Clean Code: Analyzing Uncle Bob’s principles in practice

July 17, 2019

Category

Technical Difficulty

Reading time

Everyone wants their code to be clean and free of bugs. But codebases will deteriorate if you don't constantly pay attention to their quality.

So Robert C. Martin (aka Uncle Bob) coined the Boy Scout Rule. It encourages people to treat their codebase the way scouts treat a campsite and clean up not only after themselves but also after others:

Leave your code better than you found it.

It's a great motto, but do people actually observe it?

Using LGTM's wealth of analysed open source code data, I set out to find how often during the last year people actually left their code in a better state than they found it. Turns out that there was just one day in 2018 when they did.

That day was exactly one year ago today.

Finding the best day

LGTM analyses a large portfolio of projects for code defects. On the average day in 2018, it analysed 6,633 commits that actually changed source code (rather than, for example, a resource file). Some of those commits increase the number of errors and warnings1 LGTM finds. These alerts serve as a good proxy for actual runtime bugs in the code. Other commits reduce the number of such alerts, but these are rather rare, constituting only 2.7% of all commits in 2018.

There is a certain noise component in how many alerts are fixed on one day. I'm using a binomial test to pick out which deviations from the base rate are statistically significant. After taking into account the full number of days I tested2, there is exactly one day labeled as statistically significant at the 0.1% level3:

Tuesday, 17th of July 2018.

This is also the only day where the number of commits that fixed errors and warnings outstrips the number of commits that introduced new ones: 300 versus 282. The day that came closest was July the 20th, with 94 'good' commits versus 96 'bad'.

What was so special about that day?

Google tells me that July 17 is World Emoji Day. Happy World Emoji Day 👋!

But while I adore emojis, I doubt they're responsible for the sudden adoption of the Boy Scout Rule.

Compared to other days, the 17th appears to have been both a special day in the summer 2018, and a special Tuesday in general. The plot below shows it as clear outlier; only the series of four following Sundays comes slightly close4.

July 17th was the only day where the OSS community appeared to adhere to the Boy Scout Rule

July 17 saw 260 out of 7047 commits fixing more errors and warnings than they introduced. That's 71 more than expected. Fully 61 of them are accounted for by one single project, OpenLayers, who fixed a mix of different alerts in their files, mostly regarding class inheritance. When removing OpenLayer's contribution, the rest looks rather like random fluctuation.

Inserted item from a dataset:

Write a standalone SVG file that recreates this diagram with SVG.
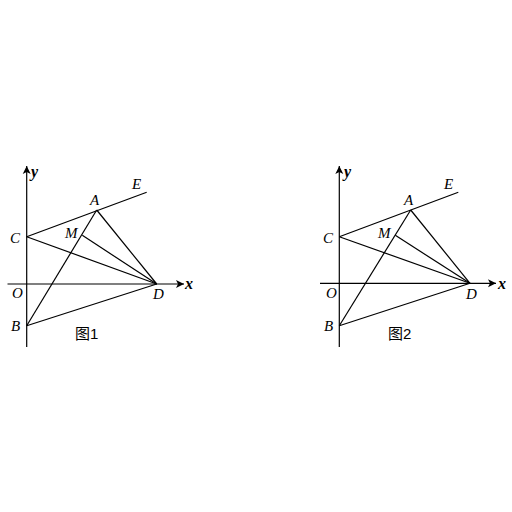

Normally, I prefer finding general patterns over individual explanations. But in this case, I think there's a larger lesson that lends some extra poignancy to this investigation:

If all it took for an outlier to appear and the sign of net alerts to change from 'more created' to 'more eliminated' was for one single project to decide to have a spring clean, then having a substantial impact cannot be that hard. It must be that there just aren’t enough Girl Scouts and Boy Scouts.

So go to your favorite project on LGTM.com now, and start fixing. And maybe I'll pick up your improvements when I look at the best day of 2019.

Footnotes


  1. For this investigation, I did not count recommendations. They are only recommendations, and some people might consciously decide not to fix them.

  2. Even if every single test has a low chance of a false positive, the chance for at least one false positive when you run a battery of 365 tests (one for each day) can be quite high. Since that will be the date I report, that would be bad, and I need to correct by making my tests appropriately tougher. I do that with a method called Holm-Bonferroni adjustment.

  3. p = 0.00022 after using Holm-Bonferroni.

  4. As a general rule, Sundays exhibit more commits fixing mistakes and more commits introducing them. This may have to do with Sunday commits being more often to individual projects and rarely to commercial ones.